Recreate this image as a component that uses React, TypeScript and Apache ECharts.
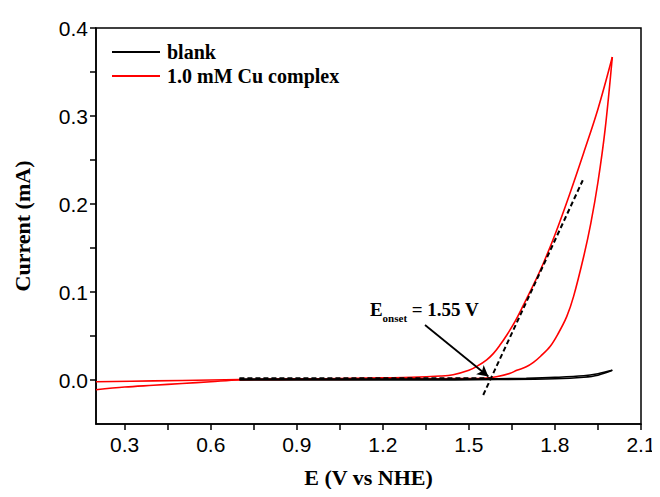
import React, { useEffect, useRef } from "react";
import * as echarts from "echarts";

// ---- axis ticks ----
const xLabelValues = [0.3, 0.6, 0.9, 1.2, 1.5, 1.8, 2.1];
const xTickValues = [0.3, 0.45, 0.6, 0.75, 0.9, 1.05, 1.2, 1.35, 1.5, 1.65, 1.8, 1.95, 2.1];
const yLabelValues = [0, 0.1, 0.2, 0.3, 0.4];
const yTickValues = [0, 0.05, 0.1, 0.15, 0.2, 0.25, 0.3, 0.35, 0.4];

// ---- 1.0 mM Cu complex CV (anodic sweep, lower branch) ----
const cuSweepOutE = [0.2, 0.3, 0.4, 0.5, 0.6, 0.7, 0.9, 1.2, 1.4, 1.55, 1.6, 1.644, 1.667, 1.7, 1.725, 1.75, 1.783, 1.81, 1.841, 1.865, 1.9, 1.925, 1.95, 1.975, 2.0];
const cuSweepOutI = [-0.011, -0.008, -0.006, -0.004, -0.002, 0.0, 0.0005, 0.001, 0.0015, 0.002, 0.004, 0.0076, 0.011, 0.015, 0.02, 0.027, 0.038, 0.052, 0.072, 0.095, 0.14, 0.178, 0.225, 0.285, 0.367];
// ---- return sweep (upper branch) ----
const cuSweepBackE = [2.0, 1.95, 1.9, 1.85, 1.8, 1.76, 1.725, 1.69, 1.66, 1.63, 1.609, 1.585, 1.562, 1.53, 1.5, 1.445, 1.4, 1.3, 1.2, 1.0, 0.8, 0.6, 0.4, 0.2];
const cuSweepBackI = [0.367, 0.308, 0.258, 0.21, 0.165, 0.133, 0.108, 0.085, 0.066, 0.05, 0.04, 0.03, 0.023, 0.016, 0.011, 0.006, 0.0045, 0.003, 0.0025, 0.0015, 0.001, 0.0, -0.001, -0.002];

// ---- blank CV ----
const blankOutE = [0.7, 1.0, 1.3, 1.5, 1.6, 1.7, 1.8, 1.9, 1.95, 2.0];
const blankOutI = [0.001, 0.001, 0.001, 0.001, 0.0015, 0.002, 0.003, 0.0048, 0.0072, 0.011];
const blankBackE = [2.0, 1.95, 1.9, 1.8, 1.6, 1.3, 1.0, 0.7];
const blankBackI = [0.011, 0.0055, 0.0032, 0.0015, 0.0005, 0.0, 0.0, 0.0];

// ---- onset construction ----
const baselineE = [0.7, 1.574];
const baselineI = [0.002, 0.002];
const tangentE = [1.55, 1.897];
const tangentI = [-0.017, 0.227];
const arrowFrom = [1.347, 0.0625];
const arrowTo = [1.568, 0.004];
const onsetLabelAt = [1.155, 0.0776];

const zip = (a: number[], b: number[]) => a.map((v, i) => [v, b[i]]);

const SERIF = "'Liberation Serif', 'Times New Roman', serif";
const SANS = "'Liberation Sans', Arial, sans-serif";

const GRID = { left: 96, right: 19, top: 28, bottom: 73 };
const W = 660;
const H = 497;

export default function App() {
  const ref = useRef<HTMLDivElement>(null);
  useEffect(() => {
    if (!ref.current) return;
    const chart = echarts.init(ref.current, undefined, { renderer: "svg" });
    const red = "#ff0000";
    const dashed = { color: "#000", width: 2, type: [5, 3] as any };
    const curve = (name: string, e: number[], i: number[], color: string, z: number) => ({
      name, type: "line", data: zip(e, i),
      showSymbol: false, symbol: "none", smooth: 0.35, color,
      lineStyle: { color, width: 1.6 }, z,
    });
    const tickLine = { color: "#000", width: 1.5 };
    chart.setOption({
      animation: false,
      backgroundColor: "#fff",
      grid: { ...GRID, show: true, borderColor: "#000", borderWidth: 1.5, backgroundColor: "transparent" },
      legend: {
        left: 107, top: 37, orient: "vertical", itemWidth: 48, itemHeight: 2, itemGap: 4,
        icon: "rect",
        data: ["blank", "1.0 mM Cu complex"],
        textStyle: { fontFamily: SERIF, fontWeight: "bold", fontSize: 20, color: "#000", padding: [0, 0, 0, 2] },
      },
      xAxis: {
        type: "value", min: 0.2, max: 2.1, position: "bottom",
        name: "E (V vs NHE)", nameLocation: "middle", nameGap: 42,
        nameTextStyle: { fontFamily: SERIF, fontWeight: "bold", fontSize: 22, color: "#000" },
        axisLine: { show: true, onZero: false, lineStyle: tickLine },
        axisTick: { show: true, inside: false, length: 6, customValues: xTickValues, lineStyle: tickLine },
        axisLabel: {
          customValues: xLabelValues, margin: 10, fontFamily: SANS, fontSize: 21, color: "#000",
          formatter: (v: number) => v.toFixed(1),
        },
        splitLine: { show: false },
      },
      yAxis: {
        type: "value", min: -0.05, max: 0.4, position: "left",
        name: "Current (mA)", nameLocation: "middle", nameGap: 63,
        nameTextStyle: { fontFamily: SERIF, fontWeight: "bold", fontSize: 22, color: "#000" },
        axisLine: { show: true, onZero: false, lineStyle: tickLine },
        axisTick: { show: true, inside: false, length: 6, customValues: yTickValues, lineStyle: tickLine },
        axisLabel: {
          customValues: yLabelValues, margin: 8, fontFamily: SANS, fontSize: 21, color: "#000",
          formatter: (v: number) => v.toFixed(1),
        },
        splitLine: { show: false },
      },
      series: [
        curve("1.0 mM Cu complex", cuSweepOutE, cuSweepOutI, red, 2),
        curve("1.0 mM Cu complex", cuSweepBackE, cuSweepBackI, red, 2),
        curve("blank", blankOutE, blankOutI, "#000", 3),
        curve("blank", blankBackE, blankBackI, "#000", 3),
        {
          name: "baseline", type: "line", data: zip(baselineE, baselineI),
          showSymbol: false, symbol: "none", lineStyle: dashed, z: 4,
        },
        {
          name: "tangent", type: "line", data: zip(tangentE, tangentI),
          showSymbol: false, symbol: "none", lineStyle: dashed, z: 4,
          markLine: {
            silent: true, symbol: ["none", "arrow"], symbolSize: [9, 11],
            label: { show: false },
            lineStyle: { color: "#000", width: 1.8, type: "solid" },
            data: [[{ coord: arrowFrom }, { coord: arrowTo }]],
          },
          markPoint: {
            silent: true, symbol: "circle", symbolSize: 0,
            data: [{ coord: onsetLabelAt }],
            label: {
              show: true, position: [0, 0], align: "left", verticalAlign: "middle",
              formatter: "{e|E}{s|onset}{e| = 1.55 V}",
              rich: {
                e: { fontFamily: SERIF, fontWeight: "bold", fontSize: 19, color: "#000", lineHeight: 24, verticalAlign: "top" },
                s: { fontFamily: SERIF, fontWeight: "bold", fontSize: 11, color: "#000", lineHeight: 11, verticalAlign: "bottom" },
              },
            },
          },
        },
      ],
    });
    return () => chart.dispose();
  }, []);
  return <div ref={ref} style={{ width: W, height: H, margin: -8 }} />;
}
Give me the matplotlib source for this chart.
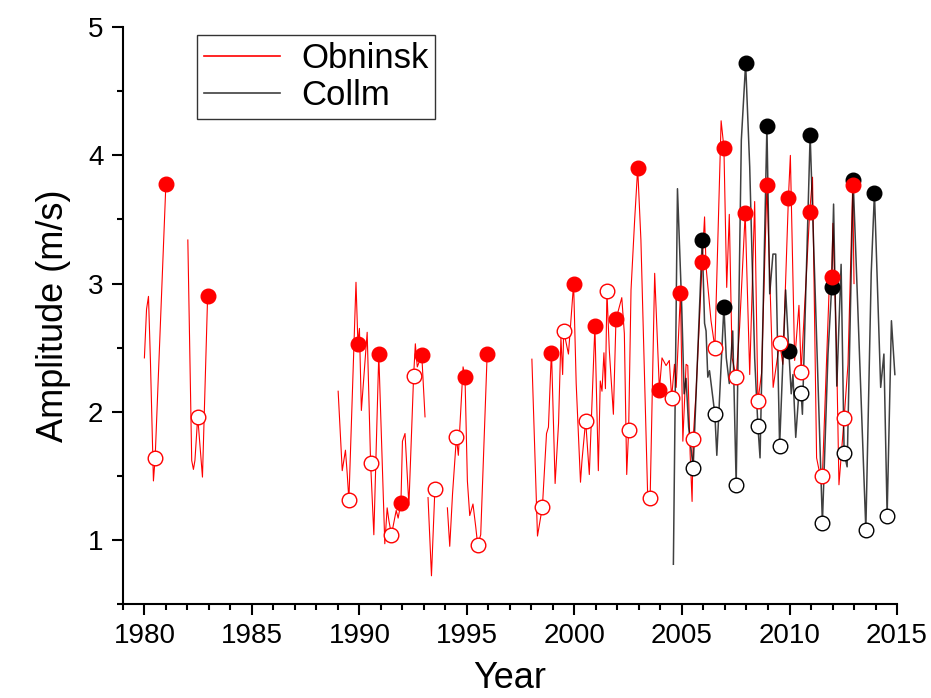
import numpy as np
import matplotlib.pyplot as plt
from matplotlib.ticker import MultipleLocator

plt.rcParams['font.family'] = ['Liberation Sans', 'DejaVu Sans']

nan = np.nan

# Obninsk monthly amplitude (gaps as NaN)
obn_year = [1980.0, 1980.1, 1980.19, 1980.28, 1980.42, 1980.5, 1981.0, nan,
            1982.02, 1982.2, 1982.28, 1982.35, 1982.48, 1982.7, 1982.94, nan,
            1989.01, 1989.2, 1989.35, 1989.43, 1989.51, 1989.84, 1989.93, 1990.0,
            1990.09, 1990.36, 1990.52, 1990.67, 1990.9, 1991.18, 1991.29, 1991.37,
            1991.49, 1991.71, 1991.8, 1991.93, 1992.0, 1992.12, 1992.3, 1992.52,
            1992.6, 1992.69, 1992.9, 1993.05, nan,
            1993.19, 1993.35, 1993.51, nan,
            1994.09, 1994.2, 1994.33, 1994.51, 1994.6, 1994.82, 1994.91, 1995.02,
            1995.13, 1995.28, 1995.41, 1995.5, 1995.64, 1995.94, nan,
            1998.02, 1998.28, 1998.51, 1998.7, 1998.79, 1998.93, 1999.1, 1999.26,
            1999.37, 1999.45, 1999.5, 1999.6, 1999.72, 1999.96, 2000.08, 2000.28,
            2000.35, 2000.52, 2000.69, 2000.95, 2001.11, 2001.2, 2001.28, 2001.37,
            2001.44, 2001.51, 2001.62, 2001.81, 2001.93, 2002.2, 2002.32, 2002.43,
            2002.52, 2002.63, 2002.8, 2002.94, 2003.05, 2003.09, 2003.4, 2003.52,
            2003.73, 2003.95, 2004.07, 2004.26, 2004.41, 2004.52, 2004.65, 2004.73,
            2004.93, 2005.04, 2005.19, 2005.27, 2005.38, 2005.47, 2005.52, 2005.65,
            2005.94, 2006.05, 2006.12, 2006.35, 2006.53, 2006.82, 2006.95, 2007.08,
            2007.2, 2007.33, 2007.52, 2007.68, 2007.94, 2008.15, 2008.38, 2008.53,
            2008.7, 2008.95, 2009.24, 2009.54, 2009.69, 2009.95, 2010.04, 2010.24,
            2010.44, 2010.54, 2010.94, 2011.07, 2011.26, 2011.38, 2011.5, 2011.53,
            2011.87, 2011.96, 2012.02, 2012.18, 2012.3, 2012.54, 2012.72, 2012.94,
            2013.0]
obn_amp = [2.42, 2.80, 2.90, 2.40, 1.46, 1.64, 3.78, nan,
           3.34, 1.62, 1.55, 1.62, 1.96, 1.49, 2.90, nan,
           2.16, 1.54, 1.70, 1.52, 1.31, 3.01, 2.53, 2.65,
           2.01, 2.62, 1.60, 1.04, 2.45, 0.97, 1.25, 1.15,
           1.04, 1.23, 1.17, 1.29, 1.77, 1.83, 1.27, 2.28,
           2.53, 2.35, 2.44, 1.96, nan,
           1.33, 0.72, 1.40, nan,
           1.25, 0.95, 1.36, 1.80, 1.66, 2.35, 2.27, 1.46,
           1.19, 1.28, 1.10, 0.96, 1.04, 2.45, nan,
           2.41, 1.03, 1.26, 1.83, 1.88, 2.48, 1.44, 1.91,
           2.58, 2.29, 2.63, 2.55, 2.45, 3.00, 2.22, 1.45,
           1.62, 1.93, 1.51, 2.67, 1.54, 2.24, 2.16, 2.46,
           2.18, 2.94, 2.48, 1.98, 2.72, 2.89, 2.61, 1.51,
           1.86, 2.95, 3.50, 3.90, 3.50, 3.34, 1.37, 1.33,
           3.08, 2.17, 2.42, 2.36, 2.40, 2.11, 2.37, 2.19,
           2.93, 1.77, 2.37, 2.36, 1.67, 1.30, 1.79, 2.14,
           3.17, 3.52, 3.13, 2.71, 2.50, 4.27, 4.06, 2.97,
           3.54, 2.42, 2.27, 2.66, 3.55, 2.29, 3.64, 2.08,
           2.30, 3.77, 2.19, 2.54, 2.37, 3.67, 4.00, 2.40,
           2.83, 2.31, 3.56, 3.83, 1.64, 1.54, 1.44, 1.50,
           3.08, 3.05, 3.47, 2.55, 1.43, 1.95, 2.37, 3.77,
           3.00]

# Collm monthly amplitude
col_year = [2004.6, 2004.79, 2004.99, 2005.1, 2005.19, 2005.31, 2005.52, 2005.94,
            2006.05, 2006.12, 2006.2, 2006.28, 2006.53, 2006.62, 2006.95, 2007.06,
            2007.2, 2007.36, 2007.52, 2007.76, 2007.96, 2008.15, 2008.38, 2008.53,
            2008.63, 2008.95, 2009.08, 2009.23, 2009.36, 2009.54, 2009.82, 2009.97,
            2010.08, 2010.16, 2010.29, 2010.44, 2010.54, 2010.6, 2010.96, 2011.2,
            2011.53, 2011.79, 2011.96, 2012.05, 2012.2, 2012.4, 2012.54, 2012.68,
            2012.96, 2013.55, 2013.8, 2013.95, 2014.24, 2014.39, 2014.54, 2014.74,
            2014.9]
col_amp = [0.81, 3.74, 2.81, 2.14, 2.26, 1.88, 1.56, 3.34,
           2.69, 2.63, 2.27, 2.32, 1.98, 1.66, 2.82, 2.42,
           2.22, 2.63, 1.43, 4.12, 4.72, 3.91, 2.42, 1.89,
           1.64, 4.23, 2.92, 3.23, 3.23, 1.73, 2.95, 2.47,
           2.14, 2.29, 1.80, 2.16, 2.15, 1.98, 4.16, 2.90,
           1.13, 2.45, 2.97, 3.62, 2.20, 3.15, 1.68, 1.57,
           3.81, 1.08, 3.08, 3.71, 2.19, 2.45, 1.19, 2.71,
           2.29]

# annual maxima (filled) and minima (open)
obn_max_year = [1981.0, 1982.94, 1989.93, 1990.9, 1991.93, 1992.9, 1994.91, 1995.94,
                1998.93, 1999.96, 2000.95, 2001.93, 2002.94, 2003.95, 2004.93, 2005.94,
                2006.95, 2007.94, 2008.95, 2009.95, 2010.94, 2011.96, 2012.94]
obn_max_amp = [3.78, 2.90, 2.53, 2.45, 1.29, 2.44, 2.27, 2.45,
               2.46, 3.00, 2.67, 2.72, 3.90, 2.17, 2.93, 3.17,
               4.06, 3.55, 3.77, 3.67, 3.56, 3.05, 3.77]
obn_min_year = [1980.5, 1982.48, 1989.51, 1990.52, 1991.49, 1992.52, 1993.51, 1994.51,
                1995.5, 1998.51, 1999.5, 2000.52, 2001.51, 2002.52, 2003.52, 2004.52,
                2005.52, 2006.53, 2007.52, 2008.53, 2009.54, 2010.54, 2011.53, 2012.54]
obn_min_amp = [1.64, 1.96, 1.31, 1.60, 1.04, 2.28, 1.40, 1.80,
               0.96, 1.26, 2.63, 1.93, 2.94, 1.86, 1.33, 2.11,
               1.79, 2.50, 2.27, 2.08, 2.54, 2.31, 1.50, 1.95]
col_max_year = [2005.94, 2006.95, 2007.96, 2008.95, 2009.97, 2010.96, 2011.96, 2012.96, 2013.95]
col_max_amp = [3.34, 2.82, 4.72, 4.23, 2.47, 4.16, 2.97, 3.81, 3.71]
col_min_year = [2005.52, 2006.53, 2007.52, 2008.53, 2009.54, 2010.54, 2011.53, 2012.54,
                2013.55, 2014.54]
col_min_amp = [1.56, 1.98, 1.43, 1.89, 1.73, 2.15, 1.13, 1.68, 1.08, 1.19]

fig = plt.figure(figsize=(9.31, 6.98), dpi=100)
ax = fig.add_axes([0.132, 0.1347, 0.8315, 0.8263])

ax.plot(obn_year, obn_amp, color='red', lw=0.8, label='Obninsk', zorder=2)
ax.plot(col_year, col_amp, color='black', lw=1.1, alpha=0.75, label='Collm', zorder=3)

ms = 10.5
ax.plot(col_max_year, col_max_amp, 'o', ms=ms, color='black', zorder=4)
ax.plot(col_min_year, col_min_amp, 'o', ms=ms, mfc='white', mec='black', mew=1.0, zorder=4)
ax.plot(obn_max_year, obn_max_amp, 'o', ms=ms, color='red', zorder=5)
ax.plot(obn_min_year, obn_min_amp, 'o', ms=ms, mfc='white', mec='red', mew=1.0, zorder=5)

ax.set_xlim(1979, 2015)
ax.set_ylim(0.5, 5)
ax.xaxis.set_major_locator(MultipleLocator(5))
ax.xaxis.set_minor_locator(MultipleLocator(1))
ax.yaxis.set_major_locator(MultipleLocator(1))
ax.yaxis.set_minor_locator(MultipleLocator(0.5))
ax.spines['top'].set_visible(False)
ax.spines['right'].set_visible(False)
for s in ['left', 'bottom']:
    ax.spines[s].set_linewidth(1.5)
ax.tick_params(which='major', direction='out', length=8, width=1.5, labelsize=20, pad=6)
ax.tick_params(which='minor', direction='out', length=4.5, width=1.5)

ax.set_xlabel('Year', fontsize=26, labelpad=8)
ax.set_ylabel('Amplitude (m/s)', fontsize=26, labelpad=12)

leg = ax.legend(loc='upper left', bbox_to_anchor=(0.0956, 0.986), borderaxespad=0,
                fontsize=25, handlelength=2.2, fancybox=False, edgecolor='#333333',
                framealpha=1, borderpad=0.2, labelspacing=0.12, handletextpad=0.6)
leg.get_frame().set_linewidth(1.0)
for line in leg.get_lines():
    line.set_linewidth(1.2)

fig.savefig('out.png', dpi=100)
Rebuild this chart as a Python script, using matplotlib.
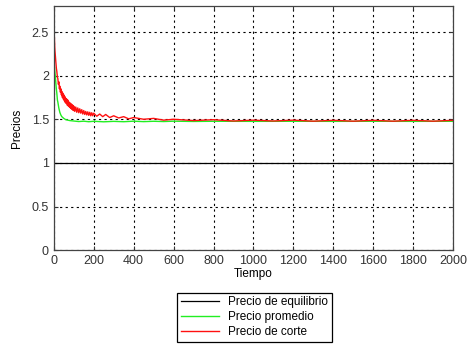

Goal of the exercise:
Without any pictures, reproduce the lines from the first one in the material through the line that has "0.0, -0.001, -0.002];", exactly as they appear.

Answer to this task:
Recreate this image as a component that uses React, TypeScript and Apache ECharts.
import React, { useEffect, useRef } from "react";
import * as echarts from "echarts";

// ---- axis ticks ----
const xLabelValues = [0.3, 0.6, 0.9, 1.2, 1.5, 1.8, 2.1];
const xTickValues = [0.3, 0.45, 0.6, 0.75, 0.9, 1.05, 1.2, 1.35, 1.5, 1.65, 1.8, 1.95, 2.1];
const yLabelValues = [0, 0.1, 0.2, 0.3, 0.4];
const yTickValues = [0, 0.05, 0.1, 0.15, 0.2, 0.25, 0.3, 0.35, 0.4];

// ---- 1.0 mM Cu complex CV (anodic sweep, lower branch) ----
const cuSweepOutE = [0.2, 0.3, 0.4, 0.5, 0.6, 0.7, 0.9, 1.2, 1.4, 1.55, 1.6, 1.644, 1.667, 1.7, 1.725, 1.75, 1.783, 1.81, 1.841, 1.865, 1.9, 1.925, 1.95, 1.975, 2.0];
const cuSweepOutI = [-0.011, -0.008, -0.006, -0.004, -0.002, 0.0, 0.0005, 0.001, 0.0015, 0.002, 0.004, 0.0076, 0.011, 0.015, 0.02, 0.027, 0.038, 0.052, 0.072, 0.095, 0.14, 0.178, 0.225, 0.285, 0.367];
// ---- return sweep (upper branch) ----
const cuSweepBackE = [2.0, 1.95, 1.9, 1.85, 1.8, 1.76, 1.725, 1.69, 1.66, 1.63, 1.609, 1.585, 1.562, 1.53, 1.5, 1.445, 1.4, 1.3, 1.2, 1.0, 0.8, 0.6, 0.4, 0.2];
const cuSweepBackI = [0.367, 0.308, 0.258, 0.21, 0.165, 0.133, 0.108, 0.085, 0.066, 0.05, 0.04, 0.03, 0.023, 0.016, 0.011, 0.006, 0.0045, 0.003, 0.0025, 0.0015, 0.001, 0.0, -0.001, -0.002];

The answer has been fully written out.